## BRIEF:
Write out the listing below in full and exactly, leaving out every picture.

## DATASET CONTENT:
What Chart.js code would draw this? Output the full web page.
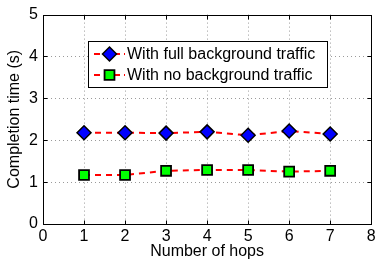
<!DOCTYPE html>
<html>
<head>
<meta charset="utf-8">
<script src="https://cdn.jsdelivr.net/npm/chart.js@4/dist/chart.umd.min.js"></script>
<style>
  html, body { margin: 0; padding: 0; background: #fff; }
  #wrap { width: 380px; height: 261px; position: relative; }
</style>
</head>
<body>
<div id="wrap"><canvas id="chart"></canvas></div>
<script>
const hops = [1, 2, 3, 4, 5, 6, 7];
const fullTraffic = [2.18, 2.18, 2.17, 2.20, 2.12, 2.22, 2.15];
const noTraffic = [1.17, 1.17, 1.27, 1.29, 1.29, 1.25, 1.27];
const xTicks = [0, 1, 2, 3, 4, 5, 6, 7, 8];
const yTicks = [0, 1, 2, 3, 4, 5];
const seriesLabels = ['With full background traffic', 'With no background traffic'];

const FONT = '"Liberation Sans", Arial, Helvetica, sans-serif';

const toPoints = (ys) => hops.map((h, i) => ({ x: h, y: ys[i] }));

// matlab style box, dotted grid and inward ticks
const framePlugin = {
  id: 'frame',
  beforeDatasetsDraw(chart) {
    const { ctx, chartArea: a, scales } = chart;
    ctx.save();
    ctx.strokeStyle = '#9a9a9a';
    ctx.lineWidth = 1;
    ctx.setLineDash([1, 3]);
    xTicks.slice(1, -1).forEach(v => {
      const px = Math.round(scales.x.getPixelForValue(v)) + 0.5;
      ctx.beginPath(); ctx.moveTo(px, a.top); ctx.lineTo(px, a.bottom); ctx.stroke();
    });
    yTicks.slice(1, -1).forEach(v => {
      const py = Math.round(scales.y.getPixelForValue(v)) + 0.5;
      ctx.beginPath(); ctx.moveTo(a.left, py); ctx.lineTo(a.right, py); ctx.stroke();
    });
    ctx.restore();
  },
  afterDatasetsDraw(chart) {
    const { ctx, chartArea: a, scales } = chart;
    ctx.save();
    ctx.strokeStyle = '#000';
    ctx.lineWidth = 1;
    const L = Math.round(a.left) + 0.5, R = Math.round(a.right) + 0.5;
    const T = Math.round(a.top) + 0.5, B = Math.round(a.bottom) + 0.5;
    ctx.strokeRect(L, T, R - L, B - T);
    const tl = 4;
    xTicks.forEach(v => {
      const px = Math.round(scales.x.getPixelForValue(v)) + 0.5;
      ctx.beginPath();
      ctx.moveTo(px, B); ctx.lineTo(px, B - tl);
      ctx.moveTo(px, T); ctx.lineTo(px, T + tl);
      ctx.stroke();
    });
    yTicks.forEach(v => {
      const py = Math.round(scales.y.getPixelForValue(v)) + 0.5;
      ctx.beginPath();
      ctx.moveTo(L, py); ctx.lineTo(L + tl, py);
      ctx.moveTo(R, py); ctx.lineTo(R - tl, py);
      ctx.stroke();
    });
    ctx.restore();
  }
};

// boxed legend inside the axes, like the original
const legendPlugin = {
  id: 'boxLegend',
  afterDraw(chart) {
    const { ctx } = chart;
    const box = { x: 88.5, y: 41.5, w: 239, h: 46 };
    ctx.save();
    ctx.fillStyle = '#fff';
    ctx.fillRect(box.x, box.y, box.w, box.h);
    ctx.strokeStyle = '#000';
    ctx.lineWidth = 1;
    ctx.strokeRect(box.x, box.y, box.w, box.h);
    const rowsY = [54, 75];
    chart.data.datasets.forEach((ds, i) => {
      const y = rowsY[i];
      ctx.strokeStyle = ds.borderColor;
      ctx.lineWidth = 2;
      ctx.setLineDash([6, 4]);
      ctx.beginPath(); ctx.moveTo(94, y); ctx.lineTo(125, y); ctx.stroke();
      ctx.setLineDash([]);
      ctx.fillStyle = ds.pointBackgroundColor;
      ctx.strokeStyle = ds.pointBorderColor;
      ctx.lineWidth = ds.pointBorderWidth;
      Chart.helpers.drawPoint(ctx, {
        pointStyle: ds.pointStyle,
        radius: ds.pointRadius,
        borderWidth: ds.pointBorderWidth
      }, 109.5, y);
      ctx.fillStyle = '#000';
      ctx.font = '16px ' + FONT;
      ctx.textBaseline = 'middle';
      ctx.fillText(ds.label, 127, y + 1);
    });
    ctx.restore();
  }
};

new Chart(document.getElementById('chart'), {
  type: 'line',
  data: {
    datasets: [
      {
        label: seriesLabels[0],
        data: toPoints(fullTraffic),
        borderColor: '#ff0000',
        borderWidth: 2,
        borderDash: [6, 5],
        pointStyle: 'rectRot',
        pointRadius: 7,
        pointBackgroundColor: '#0000ff',
        pointBorderColor: '#000',
        pointBorderWidth: 1.5,
        tension: 0
      },
      {
        label: seriesLabels[1],
        data: toPoints(noTraffic),
        borderColor: '#ff0000',
        borderWidth: 2,
        borderDash: [6, 5],
        pointStyle: 'rect',
        pointRadius: 7,
        pointBackgroundColor: '#00ff00',
        pointBorderColor: '#000',
        pointBorderWidth: 1.8,
        tension: 0
      }
    ]
  },
  options: {
    responsive: true,
    maintainAspectRatio: false,
    animation: false,
    layout: { padding: { left: 0, top: 12, right: 5, bottom: 0 } },
    plugins: {
      legend: { display: false },
      tooltip: { enabled: false }
    },
    scales: {
      x: {
        type: 'linear',
        min: 0,
        max: 8,
        afterBuildTicks: (s) => { s.ticks = xTicks.map(v => ({ value: v })); },
        afterFit: (s) => { s.height = 37; },
        grid: { display: false, drawTicks: false },
        border: { display: false },
        ticks: { color: '#000', font: { family: FONT, size: 16 }, padding: 3, maxRotation: 0 },
        title: {
          display: true, text: 'Number of hops', color: '#000',
          font: { family: FONT, size: 16 }, padding: { top: 0, bottom: 0 }
        }
      },
      y: {
        type: 'linear',
        min: 0,
        max: 5,
        afterBuildTicks: (s) => { s.ticks = yTicks.map(v => ({ value: v })); },
        afterFit: (s) => { s.width = 43; },
        grid: { display: false, drawTicks: false },
        border: { display: false },
        ticks: { color: '#000', font: { family: FONT, size: 16 }, padding: 5 },
        title: {
          display: true, text: 'Completion time (s)', color: '#000',
          font: { family: FONT, size: 16 }, padding: { top: 5, bottom: 0 }
        }
      }
    }
  },
  plugins: [framePlugin, legendPlugin]
});
</script>
</body>
</html>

## ANSWER TO THIS TASK:
What Chart.js code would draw this? Output the full web page.
<!DOCTYPE html>
<html>
<head>
<meta charset="utf-8">
<script src="https://cdn.jsdelivr.net/npm/chart.js@4/dist/chart.umd.min.js"></script>
<style>
  html, body { margin: 0; padding: 0; background: #fff; }
  #wrap { width: 380px; height: 261px; position: relative; }
</style>
</head>
<body>
<div id="wrap"><canvas id="chart"></canvas></div>
<script>
const hops = [1, 2, 3, 4, 5, 6, 7];
const fullTraffic = [2.18, 2.18, 2.17, 2.20, 2.12, 2.22, 2.15];
const noTraffic = [1.17, 1.17, 1.27, 1.29, 1.29, 1.25, 1.27];
const xTicks = [0, 1, 2, 3, 4, 5, 6, 7, 8];
const yTicks = [0, 1, 2, 3, 4, 5];
const seriesLabels = ['With full background traffic', 'With no background traffic'];

const FONT = '"Liberation Sans", Arial, Helvetica, sans-serif';

const toPoints = (ys) => hops.map((h, i) => ({ x: h, y: ys[i] }));

// matlab style box, dotted grid and inward ticks
const framePlugin = {
  id: 'frame',
  beforeDatasetsDraw(chart) {
    const { ctx, chartArea: a, scales } = chart;
    ctx.save();
    ctx.strokeStyle = '#9a9a9a';
    ctx.lineWidth = 1;
    ctx.setLineDash([1, 3]);
    xTicks.slice(1, -1).forEach(v => {
      const px = Math.round(scales.x.getPixelForValue(v)) + 0.5;
      ctx.beginPath(); ctx.moveTo(px, a.top); ctx.lineTo(px, a.bottom); ctx.stroke();
    });
    yTicks.slice(1, -1).forEach(v => {
      const py = Math.round(scales.y.getPixelForValue(v)) + 0.5;
      ctx.beginPath(); ctx.moveTo(a.left, py); ctx.lineTo(a.right, py); ctx.stroke();
    });
    ctx.restore();
  },
  afterDatasetsDraw(chart) {
    const { ctx, chartArea: a, scales } = chart;
    ctx.save();
    ctx.strokeStyle = '#000';
    ctx.lineWidth = 1;
    const L = Math.round(a.left) + 0.5, R = Math.round(a.right) + 0.5;
    const T = Math.round(a.top) + 0.5, B = Math.round(a.bottom) + 0.5;
    ctx.strokeRect(L, T, R - L, B - T);
    const tl = 4;
    xTicks.forEach(v => {
      const px = Math.round(scales.x.getPixelForValue(v)) + 0.5;
      ctx.beginPath();
      ctx.moveTo(px, B); ctx.lineTo(px, B - tl);
      ctx.moveTo(px, T); ctx.lineTo(px, T + tl);
      ctx.stroke();
    });
    yTicks.forEach(v => {
      const py = Math.round(scales.y.getPixelForValue(v)) + 0.5;
      ctx.beginPath();
      ctx.moveTo(L, py); ctx.lineTo(L + tl, py);
      ctx.moveTo(R, py); ctx.lineTo(R - tl, py);
      ctx.stroke();
    });
    ctx.restore();
  }
};

// boxed legend inside the axes, like the original
const legendPlugin = {
  id: 'boxLegend',
  afterDraw(chart) {
    const { ctx } = chart;
    const box = { x: 88.5, y: 41.5, w: 239, h: 46 };
    ctx.save();
    ctx.fillStyle = '#fff';
    ctx.fillRect(box.x, box.y, box.w, box.h);
    ctx.strokeStyle = '#000';
    ctx.lineWidth = 1;
    ctx.strokeRect(box.x, box.y, box.w, box.h);
    const rowsY = [54, 75];
    chart.data.datasets.forEach((ds, i) => {
      const y = rowsY[i];
      ctx.strokeStyle = ds.borderColor;
      ctx.lineWidth = 2;
      ctx.setLineDash([6, 4]);
      ctx.beginPath(); ctx.moveTo(94, y); ctx.lineTo(125, y); ctx.stroke();
      ctx.setLineDash([]);
      ctx.fillStyle = ds.pointBackgroundColor;
      ctx.strokeStyle = ds.pointBorderColor;
      ctx.lineWidth = ds.pointBorderWidth;
      Chart.helpers.drawPoint(ctx, {
        pointStyle: ds.pointStyle,
        radius: ds.pointRadius,
        borderWidth: ds.pointBorderWidth
      }, 109.5, y);
      ctx.fillStyle = '#000';
      ctx.font = '16px ' + FONT;
      ctx.textBaseline = 'middle';
      ctx.fillText(ds.label, 127, y + 1);
    });
    ctx.restore();
  }
};

new Chart(document.getElementById('chart'), {
  type: 'line',
  data: {
    datasets: [
      {
        label: seriesLabels[0],
        data: toPoints(fullTraffic),
        borderColor: '#ff0000',
        borderWidth: 2,
        borderDash: [6, 5],
        pointStyle: 'rectRot',
        pointRadius: 7,
        pointBackgroundColor: '#0000ff',
        pointBorderColor: '#000',
        pointBorderWidth: 1.5,
        tension: 0
      },
      {
        label: seriesLabels[1],
        data: toPoints(noTraffic),
        borderColor: '#ff0000',
        borderWidth: 2,
        borderDash: [6, 5],
        pointStyle: 'rect',
        pointRadius: 7,
        pointBackgroundColor: '#00ff00',
        pointBorderColor: '#000',
        pointBorderWidth: 1.8,
        tension: 0
      }
    ]
  },
  options: {
    responsive: true,
    maintainAspectRatio: false,
    animation: false,
    layout: { padding: { left: 0, top: 12, right: 5, bottom: 0 } },
    plugins: {
      legend: { display: false },
      tooltip: { enabled: false }
    },
    scales: {
      x: {
        type: 'linear',
        min: 0,
        max: 8,
        afterBuildTicks: (s) => { s.ticks = xTicks.map(v => ({ value: v })); },
        afterFit: (s) => { s.height = 37; },
        grid: { display: false, drawTicks: false },
        border: { display: false },
        ticks: { color: '#000', font: { family: FONT, size: 16 }, padding: 3, maxRotation: 0 },
        title: {
          display: true, text: 'Number of hops', color: '#000',
          font: { family: FONT, size: 16 }, padding: { top: 0, bottom: 0 }
        }
      },
      y: {
        type: 'linear',
        min: 0,
        max: 5,
        afterBuildTicks: (s) => { s.ticks = yTicks.map(v => ({ value: v })); },
        afterFit: (s) => { s.width = 43; },
        grid: { display: false, drawTicks: false },
        border: { display: false },
        ticks: { color: '#000', font: { family: FONT, size: 16 }, padding: 5 },
        title: {
          display: true, text: 'Completion time (s)', color: '#000',
          font: { family: FONT, size: 16 }, padding: { top: 5, bottom: 0 }
        }
      }
    }
  },
  plugins: [framePlugin, legendPlugin]
});
</script>
</body>
</html>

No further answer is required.